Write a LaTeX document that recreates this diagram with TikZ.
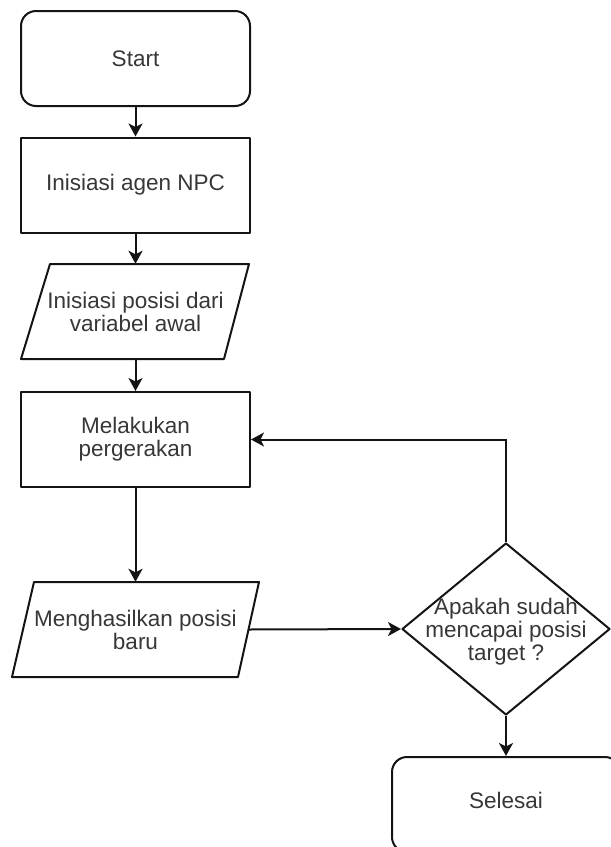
\documentclass[tikz,border=0pt]{standalone}
\usepackage{fontspec}
\setmainfont{Liberation Sans}
\usetikzlibrary{shapes.geometric,arrows.meta}
\definecolor{txt}{RGB}{55,55,55}
\definecolor{ln}{RGB}{20,20,20}
\begin{document}
\begin{tikzpicture}[x=1pt,y=-1pt,
  every node/.style={font=\fontsize{22.5}{23}\selectfont, text=txt, align=center, inner sep=0pt},
  shp/.style={draw=ln, line width=2pt, line join=round},
  termbox/.style={shp, rectangle, rounded corners=15pt, minimum width=229pt, minimum height=95pt},
  procbox/.style={shp, rectangle, minimum width=229pt, minimum height=95pt},
  iotext/.style={rectangle, minimum height=95pt},
  decbox/.style={shp, diamond, minimum width=208pt, minimum height=172pt},
  arr/.style={draw=ln, line width=2pt, -{Stealth[length=13pt,width=14pt,inset=3.5pt]}}
]
\useasboundingbox (0,0) rectangle (611,847);
\clip (0,0) rectangle (611,847);
\node[termbox] (start) at (135.5,58.5) {Start};
\node[procbox] (init) at (135.5,185) {Inisiasi agen NPC};
\node[iotext, minimum width=214pt] (pos1) at (135.5,311.5) {Inisiasi posisi dari\\variabel awal};
\draw[shp] (50,264) -- (249,264) -- (224,359) -- (21,359) -- cycle;
\node[procbox] (move) at (135.5,439.5) {Melakukan\\pergerakan};
\node[iotext, minimum width=226pt] (pos2) at (135.5,629.5) {Menghasilkan posisi\\baru};
\draw[shp] (34,582) -- (259,582) -- (238,677) -- (12,677) -- cycle;
\node[decbox] (dec) at (506,629) {};
\node at (506,632) (dect) {Apakah sudah\\mencapai posisi\\target ?};
\node[termbox, minimum width=228pt] (fin) at (506,804.5) {};
\node at (506,800) (fint) {Selesai};
\draw[arr] (start.south) -- (init.north);
\draw[arr] (init.south) -- (pos1.north);
\draw[arr] (pos1.south) -- (move.north);
\draw[arr] (move.south) -- (pos2.north);
\draw[arr] (pos2.east) -- (dec.west);
\draw[arr] (dec.north) |- (move.east);
\draw[arr] (dec.south) -- (fin.north);
\end{tikzpicture}
\end{document}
========
Extract all the data above exactly, excluding every picture.

▶ [RESPONSE]:
Write a LaTeX document that recreates this diagram with TikZ.
\documentclass[tikz,border=0pt]{standalone}
\usepackage{fontspec}
\setmainfont{Liberation Sans}
\usetikzlibrary{shapes.geometric,arrows.meta}
\definecolor{txt}{RGB}{55,55,55}
\definecolor{ln}{RGB}{20,20,20}
\begin{document}
\begin{tikzpicture}[x=1pt,y=-1pt,
  every node/.style={font=\fontsize{22.5}{23}\selectfont, text=txt, align=center, inner sep=0pt},
  shp/.style={draw=ln, line width=2pt, line join=round},
  termbox/.style={shp, rectangle, rounded corners=15pt, minimum width=229pt, minimum height=95pt},
  procbox/.style={shp, rectangle, minimum width=229pt, minimum height=95pt},
  iotext/.style={rectangle, minimum height=95pt},
  decbox/.style={shp, diamond, minimum width=208pt, minimum height=172pt},
  arr/.style={draw=ln, line width=2pt, -{Stealth[length=13pt,width=14pt,inset=3.5pt]}}
]
\useasboundingbox (0,0) rectangle (611,847);
\clip (0,0) rectangle (611,847);
\node[termbox] (start) at (135.5,58.5) {Start};
\node[procbox] (init) at (135.5,185) {Inisiasi agen NPC};
\node[iotext, minimum width=214pt] (pos1) at (135.5,311.5) {Inisiasi posisi dari\\variabel awal};
\draw[shp] (50,264) -- (249,264) -- (224,359) -- (21,359) -- cycle;
\node[procbox] (move) at (135.5,439.5) {Melakukan\\pergerakan};
\node[iotext, minimum width=226pt] (pos2) at (135.5,629.5) {Menghasilkan posisi\\baru};
\draw[shp] (34,582) -- (259,582) -- (238,677) -- (12,677) -- cycle;
\node[decbox] (dec) at (506,629) {};
\node at (506,632) (dect) {Apakah sudah\\mencapai posisi\\target ?};
\node[termbox, minimum width=228pt] (fin) at (506,804.5) {};
\node at (506,800) (fint) {Selesai};
\draw[arr] (start.south) -- (init.north);
\draw[arr] (init.south) -- (pos1.north);
\draw[arr] (pos1.south) -- (move.north);
\draw[arr] (move.south) -- (pos2.north);
\draw[arr] (pos2.east) -- (dec.west);
\draw[arr] (dec.north) |- (move.east);
\draw[arr] (dec.south) -- (fin.north);
\end{tikzpicture}
\end{document}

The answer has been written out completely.